If space is an issue, you can remove degrees that don’t add additional value: e.g. removing high school or an associates degree after you’ve received a bachelors. I would generally keep the bachelors in there if you’ve gone on to get a graduate degree and show both, but if space becomes an issue, you could consider dropping it.
Technical skills:
The most common technical skill I see in data science interviews by far is SQL. But, it doesn’t take a lot to learn the basics, which I describe on my tiktok channel @jonathan.interviews. Make sure you have this in multiple places on your resume.
After that, I organize a few different skills: coding and production skills on one line (you may learn spark, airflow, and git commands on the job but most entry-level analyst and DS roles shouldn’t require these). Then other lines for different paths in data science: experimentation, machine learning. You could also have a line for more engineering-related items if you’re more in the data science engineering track.
Career Experience:
Career experience is where I see the most mistakes in resumes. In general, if you’re going for data science and data analyst roles, you want to demonstrate:
- Technical skills,
- Business acumen and communication,
- Impact
Minimize the use of vague things that could be read as not requiring a technical skillset. For example, “responsible for communicating with multiple stakeholders” could be interpreted positively as explaining technical concepts and business impacts to department leads, or negatively as having a few zoom calls and summarizing descriptive statistics.
As in interviews, your career experience should attempt to follow the STAR method as much as possible: Situation-Task-Action-Result.
Consider the previous example, “responsible for communicating with multiple stakeholders,” which I’ve seen in many resumes. What exactly was the problem the candidate was trying to solve? What did they do, and what was the impact? As an interviewer or recruiter, I have no idea from this line what the applicant was working on.
Compare that to an example in the resume template: “Designed and analyzed experiments to estimate the impact of repricing legacy free products, driving $2.5 million incremental revenue per year.” We know the situation: products were free and now the business is considering repricing these products. The task was to estimate the impact of a repricing. The action was designing and analyzing an experiment, and the result was a meaningful increase in revenue for the company.
Personal Projects:
There is a vast difference between classroom and practical experience.
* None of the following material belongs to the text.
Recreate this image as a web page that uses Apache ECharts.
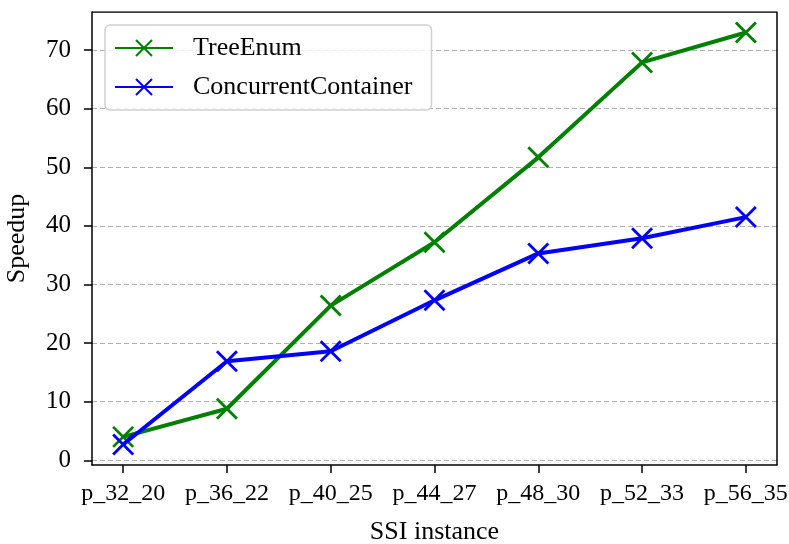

Relevant practical experience provides the most confidence for interviewers that you can do the job well if you’ve done it before. In the case where you have limited related career experience, you can and should bolster your credentials with projects.
If you’re currently in a master’s program and considering a capstone project, expect that discussing this project may be the bulk of your interviews, so choose one that you’ll be excited to talk about and demonstrates a relevant skill set.
Presentations and Publications:
Relevant mostly for PhDs, but if you’ve presented work in conferences or had publications, this is often worth listing. Even if less relevant, presentations and publications suggest that you’ve been able to gain a level of expertise in your focus of study, which is a great signal.
Hobbies, Activities, and Leadership:
This tends to be more relevant for recent undergraduates, but if your resume is scant and you have some interesting leadership roles or passionate hobbies and activities, this can be worthwhile to add. It may demonstrate soft skills that you can be a team player for example, or simply provide a casual talking point to break the ice with interviewers.
This may be less useful for larger companies: some tech companies standardize interview questions to remove potential biases, but smaller companies may have higher appreciation for personal connections.